In summary, the static scaling hypothesis is remarkably successful in providing a foundation for the observation of power laws and scaling phenomena. However, it furnishes little or no guidance regarding the role of co-operative phenomena at the critical point. In particular it provides no means for calculating the values of the critical exponents appropriate to given model systems.
6.2 Computer simulation
In seeking to employ simulation to obtain estimates of bulk critical point properties (such as the location of a critical point and the values of its associated exponents), one is immediately confronted with a difficulty. The problem is that simulations are necessarily restricted to dealing with systems of finite-size and cannot therefore accommodate the truly long ranged fluctuations that characterize the near-critical regime. As a consequence, the critical singularities in \(C_v\), order parameter, etc. appear rounded and shifted in a simulation study. Figure 6.2 shows a schematic example for the susceptibility of a magnet.

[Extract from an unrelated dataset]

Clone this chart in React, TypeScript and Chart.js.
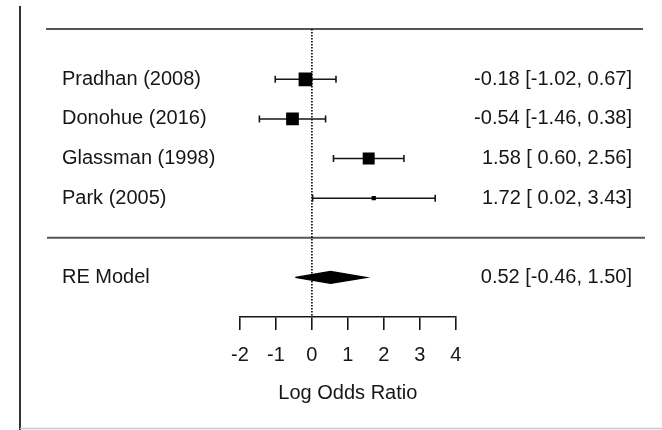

Thus the position of the peak in a response function (such as \(C_v\)) measured for a finite-sized system does not provide an accurate estimate of the critical temperature. Although the degree of rounding and shifting reduces with system size, it is often the case, that computational constraints prevent access to the largest system sizes which would provide accurate estimates of critical parameters. To help deal with this difficulty, finite-size scaling (FSS) methods have been developed to allow extraction of bulk critical properties from simulations of finite size. FSS will be discussed in section 7.